Crisis Markets, Part 4—The Coast Of Spain: Where Have All The British Gone?
I moved to Sitges, Catalonia, Spain, in 2001. We rented a four-bedroom house with a community pool and gardens in a beautiful urbanization in walking distance of Mediterranean beaches. A house in the same complex was on the market for about 350,000 euro. The area was stable with a small amount of development going on in the hills behind us.
By 2006, every available piece of land, including plots that barely clung to the hillside, was being built on. There were more building cranes on the skyline than TV aerials, construction trucks raced about everywhere, and the sound of building crashed around us. Another house in our complex came on the market mid-2007.
It sold for 540,000 euro. By now the town was heaving with real estate offices with multi-lingual expat real estate agents selling to every European market. Se vende signs were everywhere, on both new and secondhand homes (of owners trying to make a killing on long-held family properties). By the beginning of 2008, things were looking worrying; there were so many empty new-builds, some abandoned. Builders were simply running out of money. The cranes had stopped swinging, and the mood had darkened.

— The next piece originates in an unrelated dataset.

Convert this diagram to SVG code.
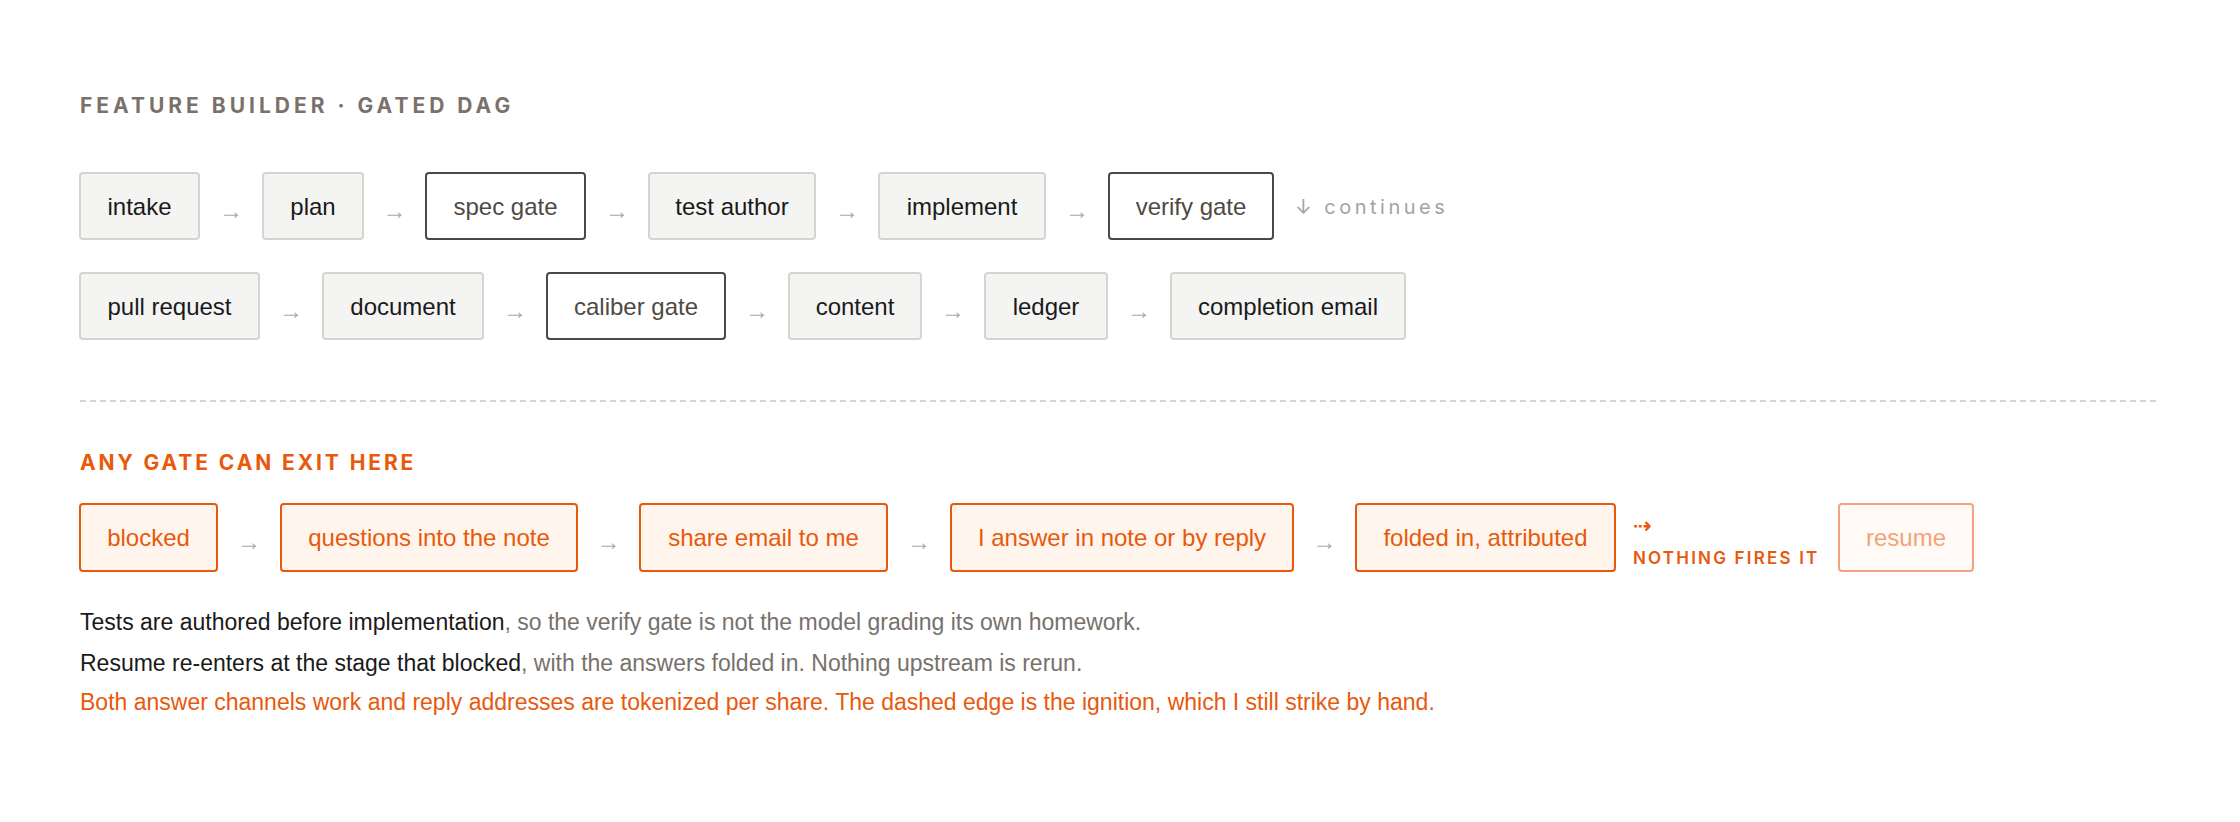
<svg xmlns="http://www.w3.org/2000/svg" width="2240" height="822" viewBox="0 0 2240 822">
<style>
  .bg { fill: #ffffff; }
  .title { font-family: Inter, "Liberation Sans", sans-serif; font-weight: 700; font-size: 21px; letter-spacing: 4px; fill: #7a716a; }
  .sub { font-family: Inter, "Liberation Sans", sans-serif; font-weight: 700; font-size: 21px; letter-spacing: 2.9px; fill: #e8590c; }
  .box rect { fill: #f4f4f2; stroke: #d6d3d0; stroke-width: 2; }
  .box text { font-family: "Liberation Sans", Arial, sans-serif; font-size: 24px; fill: #1a1a1a; text-anchor: middle; }
  .gate rect { fill: #ffffff; stroke: #4d4843; stroke-width: 2; }
  .gate text { font-family: "Liberation Sans", Arial, sans-serif; font-size: 24px; fill: #4f4a45; text-anchor: middle; }
  .exit rect { fill: #fff5ec; stroke: #e8590c; stroke-width: 2; }
  .exit text { font-family: "Liberation Sans", Arial, sans-serif; font-size: 24px; fill: #e8590c; text-anchor: middle; }
  .ghost rect { fill: #fffaf6; stroke: #f4a47c; stroke-width: 2; }
  .ghost text { font-family: "Liberation Sans", Arial, sans-serif; font-size: 24px; fill: #f3a27a; text-anchor: middle; }
  .arr { font-family: "Liberation Sans", "DejaVu Sans", sans-serif; font-size: 24px; fill: #b0aaa5; text-anchor: middle; }
  .cont { font-family: Inter, "Liberation Sans", sans-serif; font-size: 20px; letter-spacing: 3.5px; fill: #a8a29e; }
  .fire { font-family: Inter, "Liberation Sans", sans-serif; font-weight: 600; font-size: 17px; letter-spacing: 2.2px; fill: #e8590c; }
  .dash { font-family: Inter, "DejaVu Sans", sans-serif; font-weight: 700; font-size: 22px; fill: #e8590c; }
  .note { font-family: "Liberation Sans", Arial, sans-serif; font-size: 23px; }
  .strong { fill: #1a1a1a; }
  .muted { fill: #77716b; }
  .warn { fill: #e8590c; }
</style>
<rect class="bg" x="0" y="0" width="2240" height="822"/>

<text class="title" x="80" y="113">FEATURE BUILDER · GATED DAG</text>

<g id="intake" class="box"><rect x="80" y="173" width="119" height="66" rx="3"/><text x="139.5" y="214.5">intake</text></g>
<g id="plan" class="box"><rect x="263" y="173" width="100" height="66" rx="3"/><text x="313" y="214.5">plan</text></g>
<g id="spec-gate" class="gate"><rect x="426" y="173" width="159" height="66" rx="3"/><text x="505.5" y="214.5">spec gate</text></g>
<g id="test-author" class="box"><rect x="649" y="173" width="166" height="66" rx="3"/><text x="732" y="214.5">test author</text></g>
<g id="implement" class="box"><rect x="879" y="173" width="166" height="66" rx="3"/><text x="962" y="214.5">implement</text></g>
<g id="verify-gate" class="gate"><rect x="1109" y="173" width="164" height="66" rx="3"/><text x="1191" y="214.5">verify gate</text></g>
<g id="continues"><text class="cont" x="1295" y="214">↓ continues</text></g>

<g id="pull-request" class="box"><rect x="80" y="273" width="179" height="66" rx="3"/><text x="169.5" y="314.5">pull request</text></g>
<g id="document" class="box"><rect x="323" y="273" width="160" height="66" rx="3"/><text x="403" y="314.5">document</text></g>
<g id="caliber-gate" class="gate"><rect x="547" y="273" width="178" height="66" rx="3"/><text x="636" y="314.5">caliber gate</text></g>
<g id="content" class="box"><rect x="789" y="273" width="132" height="66" rx="3"/><text x="855" y="314.5">content</text></g>
<g id="ledger" class="box"><rect x="985" y="273" width="122" height="66" rx="3"/><text x="1046" y="314.5">ledger</text></g>
<g id="completion-email" class="box"><rect x="1171" y="273" width="234" height="66" rx="3"/><text x="1288" y="314.5">completion email</text></g>

<line x1="80" y1="401" x2="2160" y2="401" stroke="#d4d4d4" stroke-width="2" stroke-dasharray="6 4"/>

<text class="sub" x="80" y="470">ANY GATE CAN EXIT HERE</text>

<g id="blocked" class="exit"><rect x="80" y="504" width="137" height="67" rx="3"/><text x="148.5" y="546">blocked</text></g>
<g id="questions" class="exit"><rect x="281" y="504" width="296" height="67" rx="3"/><text x="429" y="546">questions into the note</text></g>
<g id="share-email" class="exit"><rect x="640" y="504" width="247" height="67" rx="3"/><text x="763.5" y="546">share email to me</text></g>
<g id="answer" class="exit"><rect x="951" y="504" width="342" height="67" rx="3"/><text x="1122" y="546">I answer in note or by reply</text></g>
<g id="folded" class="exit"><rect x="1356" y="504" width="259" height="67" rx="3"/><text x="1485.5" y="546">folded in, attributed</text></g>
<g id="resume" class="ghost"><rect x="1839" y="504" width="134" height="67" rx="3"/><text x="1906" y="546">resume</text></g>

<g id="connectors">
  <text class="arr" x="231" y="219">→</text>
  <text class="arr" x="394.5" y="219">→</text>
  <text class="arr" x="617" y="219">→</text>
  <text class="arr" x="847" y="219">→</text>
  <text class="arr" x="1077" y="219">→</text>
  <text class="arr" x="291" y="319">→</text>
  <text class="arr" x="515" y="319">→</text>
  <text class="arr" x="757" y="319">→</text>
  <text class="arr" x="953" y="319">→</text>
  <text class="arr" x="1139" y="319">→</text>
  <text class="arr" x="249" y="550">→</text>
  <text class="arr" x="608.5" y="550">→</text>
  <text class="arr" x="919" y="550">→</text>
  <text class="arr" x="1324.5" y="550">→</text>
  <text class="dash" x="1633" y="533">⇢</text>
  <text class="fire" x="1633" y="564">NOTHING FIRES IT</text>
</g>

<text class="note" x="80" y="630"><tspan class="strong">Tests are authored before implementation</tspan><tspan class="muted">, so the verify gate is not the model grading its own homework.</tspan></text>
<text class="note" x="80" y="671"><tspan class="strong">Resume re-enters at the stage that blocked</tspan><tspan class="muted">, with the answers folded in. Nothing upstream is rerun.</tspan></text>
<text class="note warn" x="80" y="710">Both answer channels work and reply addresses are tokenized per share. The dashed edge is the ignition, which I still strike by hand.</text>
</svg>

At the beginning of December 2009, one of Spain’s biggest banks, Caixa Catalunya, published a report stating that, in the bank’s opinion, housing prices would not fall any lower. Just a few days later, the property consulting group Aguirre Newman published its report, stating, “The residential property market in Spain has not yet reached bottom and could drop another 27% in 2010.” The Aguirre Newman report went on to explain that property transactions had fallen by around 41% in 2009 compared with 2008 and to warn that bank valuations continued to overestimate the true value of property in Spain. Aguirre Newman was right. Prices continued down through 2010, 2011, and 2012.
The scene on the ground along the coast of Spain today is near-desolation and near-desperation. Massive numbers of properties are available at hugely discounted prices. The average price of real estate in this country has fallen by more than 50% since 2006. In June 2006, the average per-square-meter cost to buy an apartment in Spain was 3,500 euro; in June 2012, it was 1,633 euro.

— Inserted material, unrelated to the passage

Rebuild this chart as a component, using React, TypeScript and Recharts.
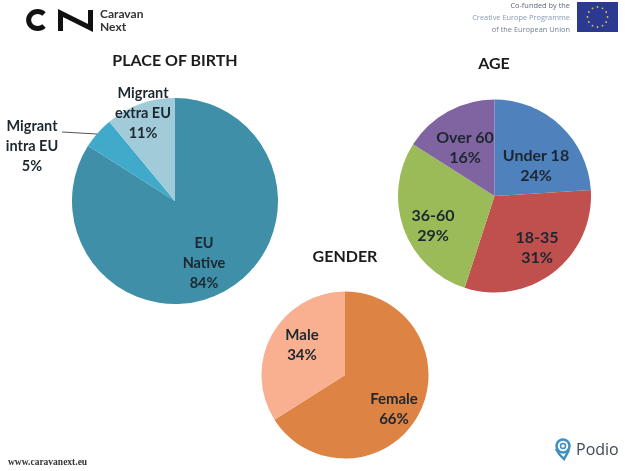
import { PieChart, Pie, Cell } from "recharts";

const birthNames = ["EU\nNative", "Migrant\nintra EU", "Migrant\nextra EU"];
const birthValues = [84, 5, 11];
const ageNames = ["Under 18", "18-35", "36-60", "Over 60"];
const ageValues = [24, 31, 29, 16];
const genderNames = ["Female", "Male"];
const genderValues = [66, 34];

const birthColors = ["#3f8fa9", "#41a9c9", "#a2cbda"];
const ageColors = ["#4f81bd", "#c0504d", "#9bbb59", "#8064a2"];
const genderColors = ["#dd8344", "#f8b090"];

const birthData = birthNames.map((name, i) => ({ name, value: birthValues[i] }));
const ageData = ageNames.map((name, i) => ({ name, value: ageValues[i] }));
const genderData = genderNames.map((name, i) => ({ name, value: genderValues[i] }));

const font = "Lato, 'Open Sans', sans-serif";

// label centres, slice order
const birthLabels = [[204, 263], [32, 146], [143, 113]];
const ageLabels = [[536, 165], [537, 247], [433, 225], [465, 147]];
const genderLabels = [[394, 408], [302, 344]];

const flagStars = [0, 1, 2, 3, 4, 5, 6, 7, 8, 9, 10, 11];

function sliceLabels(data: { name: string; value: number }[], spots: number[][], size: number) {
  return data.map((d, i) => {
    const lines = [...d.name.split("\n"), `${d.value}%`];
    return (
      <div
        key={d.name}
        style={{
          position: "absolute",
          left: spots[i][0] - 60,
          top: spots[i][1] - (lines.length * 20) / 2,
          width: 120,
          textAlign: "center",
          fontFamily: font,
          fontWeight: 700,
          fontSize: size,
          lineHeight: "20px",
          color: "#1c2730",
          whiteSpace: "nowrap",
        }}
      >
        {lines.map((l) => (
          <div key={l}>{l}</div>
        ))}
      </div>
    );
  });
}

function title(text: string, x: number, y: number) {
  return (
    <div
      style={{
        position: "absolute",
        left: x - 100,
        top: y - 11,
        width: 200,
        textAlign: "center",
        fontFamily: font,
        fontWeight: 700,
        fontSize: 16,
        lineHeight: "22px",
        color: "#1c1c1c",
      }}
    >
      {text}
    </div>
  );
}

function small(text: string, right: number, y: number, color: string) {
  return (
    <div
      style={{
        position: "absolute",
        right: 625 - right,
        top: y - 5,
        fontFamily: "'Open Sans', sans-serif",
        fontSize: 7.4,
        lineHeight: "10px",
        color,
        whiteSpace: "nowrap",
      }}
    >
      {text}
    </div>
  );
}

export default function App() {
  return (
    <div
      style={{
        position: "fixed",
        left: 0,
        top: 0,
        width: 625,
        height: 471,
        background: "#fff",
        overflow: "hidden",
        filter: "blur(0.5px)",
      }}
    >
      <PieChart width={625} height={471} margin={{ top: 0, right: 0, bottom: 0, left: 0 }}>
        <Pie
          data={birthData}
          dataKey="value"
          cx={175}
          cy={201}
          outerRadius={103}
          startAngle={90}
          endAngle={-270}
          stroke="none"
          isAnimationActive={false}
        >
          {birthData.map((d, i) => (
            <Cell key={d.name} fill={birthColors[i]} />
          ))}
        </Pie>
        <Pie
          data={ageData}
          dataKey="value"
          cx={494.5}
          cy={196}
          outerRadius={96.5}
          startAngle={90}
          endAngle={-270}
          stroke="none"
          isAnimationActive={false}
        >
          {ageData.map((d, i) => (
            <Cell key={d.name} fill={ageColors[i]} />
          ))}
        </Pie>
        <Pie
          data={genderData}
          dataKey="value"
          cx={345}
          cy={375}
          outerRadius={83.5}
          startAngle={90}
          endAngle={-270}
          stroke="none"
          isAnimationActive={false}
        >
          {genderData.map((d, i) => (
            <Cell key={d.name} fill={genderColors[i]} />
          ))}
        </Pie>
      </PieChart>

      {title("PLACE OF BIRTH", 175, 60)}
      {title("AGE", 494, 63)}
      {title("GENDER", 345, 256)}
      {sliceLabels(birthData, birthLabels, 14.5)}
      {sliceLabels(ageData, ageLabels, 16)}
      {sliceLabels(genderData, genderLabels, 15)}

      <svg width={625} height={471} style={{ position: "absolute", left: 0, top: 0 }}>
        {/* leader line, logo, flag, podio mark */}
        <line x1={62} y1={132} x2={97} y2={134} stroke="#555" strokeWidth={1} />
        <path d="M44 14 A9 8.5 0 1 0 44 26" fill="none" stroke="#111" strokeWidth={5} />
        <path d="M60.5 31 V13 L90.5 28 V10" fill="none" stroke="#111" strokeWidth={5} />
        <rect x={577} y={2} width={41} height={30} fill="#2b3990" />
        {flagStars.map((k) => (
          <circle
            key={k}
            cx={597.5 + 10 * Math.cos((k * Math.PI) / 6)}
            cy={17 + 10 * Math.sin((k * Math.PI) / 6)}
            r={0.9}
            fill="#d8c94a"
          />
        ))}
        <circle cx={563} cy={446} r={6.5} fill="none" stroke="#3f8fc0" strokeWidth={2.5} />
        <path d="M556 449 Q559 455 564 459 L569 450" fill="none" stroke="#3f8fc0" strokeWidth={2.5} />
        <circle cx={563} cy={446} r={2.5} fill="none" stroke="#3f8fc0" strokeWidth={1.5} />
      </svg>

      <div style={{ position: "absolute", left: 100, top: 7, fontFamily: "Lato, sans-serif", fontWeight: 700, fontSize: 12, lineHeight: "13px", color: "#333" }}>
        Caravan
        <br />
        Next
      </div>
      {small("Co-funded by the", 570, 5, "#5a6a80")}
      {small("Creative Europe Programme", 570, 17, "#8a9ab0")}
      {small("of the European Union", 570, 29, "#6f7f96")}
      <div style={{ position: "absolute", left: 8, top: 456, fontFamily: "'Liberation Serif', serif", fontWeight: 700, fontSize: 9.5, lineHeight: "12px", color: "#333" }}>
        www.caravanext.eu
      </div>
      <div style={{ position: "absolute", left: 576, top: 437, fontFamily: "'Open Sans', sans-serif", fontSize: 16, lineHeight: "24px", color: "#3d4a55" }}>
        Podio
      </div>
    </div>
  );
}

Spanish banks hold approximately 1 billion euro worth of inventory that they are desperate to get rid of, meaning there are massive savings to be had on the purchase of repossessed real estate, most of which never made it to market. There are whole developments near the sea lying empty, where the builder and/or the developer went bust. Google “repossessed Spanish bank property,” and you’ll get hundreds of matches. The asking prices on most websites are whimsy; vendors know they’re not going to get what they’re asking.
The biggest bargains (and usually best locations) are repossessed new-builds. Santander’s property site Altamira has a two-bedroom apartment in a new development in Estepona for 92,299 euro. Bankia, a group of failed banks, is selling its properties through BankiaHabitat.

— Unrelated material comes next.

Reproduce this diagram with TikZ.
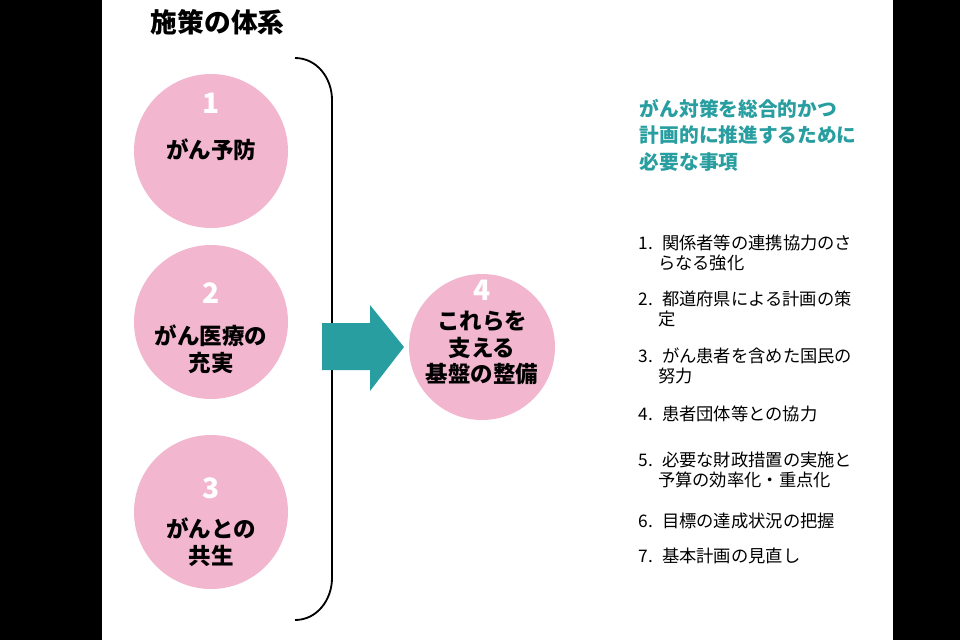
\documentclass[tikz,border=0pt]{standalone}
\usepackage{fontspec}
\setmainfont{Noto Sans CJK JP}
\usetikzlibrary{positioning}
\definecolor{teal1}{RGB}{40,158,160}
\definecolor{pink1}{RGB}{242,182,206}
\tikzset{
  ball/.style={circle,fill=pink1,minimum size=#1},
  num/.style={font=\bfseries\fontsize{20}{20}\selectfont,text=white},
  btxt/.style={font=\bfseries\fontsize{16}{19}\selectfont,align=center},
  item/.style={font=\fontsize{12.3}{14}\selectfont,align=left,anchor=north west,text width=7cm}
}
\begin{document}
\begin{tikzpicture}[x=0.025cm,y=-0.025cm]
\useasboundingbox (0,0) rectangle (960,640);
\fill[black] (0,0) rectangle (102,640);
\fill[black] (893,0) rectangle (960,640);

\node[font=\bfseries\fontsize{19}{20}\selectfont,anchor=west] (title) at (146,22) {施策の体系};

% circles
\node[ball=154*0.025cm] (c1) at (211,151) {};
\node[ball=154*0.025cm] (c2) at (211,322) {};
\node[ball=154*0.025cm] (c3) at (211,512) {};
\node[ball=146*0.025cm] (c4) at (482,347) {};

\node[num] (n1) at (211,103) {1};
\node[btxt] (t1) at (211,150) {がん予防};
\node[num] (n2) at (211,293) {2};
\node[btxt] (t2) at (211,349) {がん医療の\\充実};
\node[num] (n3) at (211,488) {3};
\node[btxt] (t3) at (211,542) {がんとの\\共生};
\node[num] (n4) at (482,290) {4};
\node[btxt] (t4) at (482,348) {これらを\\支える\\基盤の整備};

% bracket
\draw[line width=1.3pt] (295,58) to[out=0,in=90] (332,100) -- (332,578) to[out=-90,in=0] (295,620);

% arrow
\fill[teal1] (322,323) -- (370,323) -- (370,305) -- (404,347) -- (370,391) -- (370,370) -- (322,370) -- cycle;

\node[font=\bfseries\fontsize{14}{19}\selectfont,text=teal1,align=left,anchor=north west] (head) at (635,94) {がん対策を総合的かつ\\計画的に推進するために\\必要な事項};

\node[item] (i1) at (634,230) {1. 関係者等の連携協力のさ\\\hspace*{1.1em}らなる強化};
\node[item] (i2) at (634,286) {2. 都道府県による計画の策\\\hspace*{1.1em}定};
\node[item] (i3) at (634,343) {3. がん患者を含めた国民の\\\hspace*{1.1em}努力};
\node[item] (i4) at (634,401) {4. 患者団体等との協力};
\node[item] (i5) at (634,447) {5. 必要な財政措置の実施と\\\hspace*{1.1em}予算の効率化・重点化};
\node[item] (i6) at (634,508) {6. 目標の達成状況の把握};
\node[item] (i7) at (634,543) {7. 基本計画の見直し};
\end{tikzpicture}
\end{document}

At a recent property exhibition in London, a company was offering fully inclusive, three-day viewing tours of property on the Costa Blanca and Costa del Sol for £99 (US$160). That includes flight from the UK, hotel, and food. Another exhibitor, Property Repossessions Spain, focuses on the Murcia region of Andalusia (where Paramount Pictures is developing a theme park). They list deeply discounted villas, apartments, and condos, most never lived in and fully furnished, with every amenity included. A two-bedroom, two-bathroom apartment in Pueblo Salinas, Vera, just a 10-minute walk to the beach, is reduced from 294,000 euro to 133,000 euro.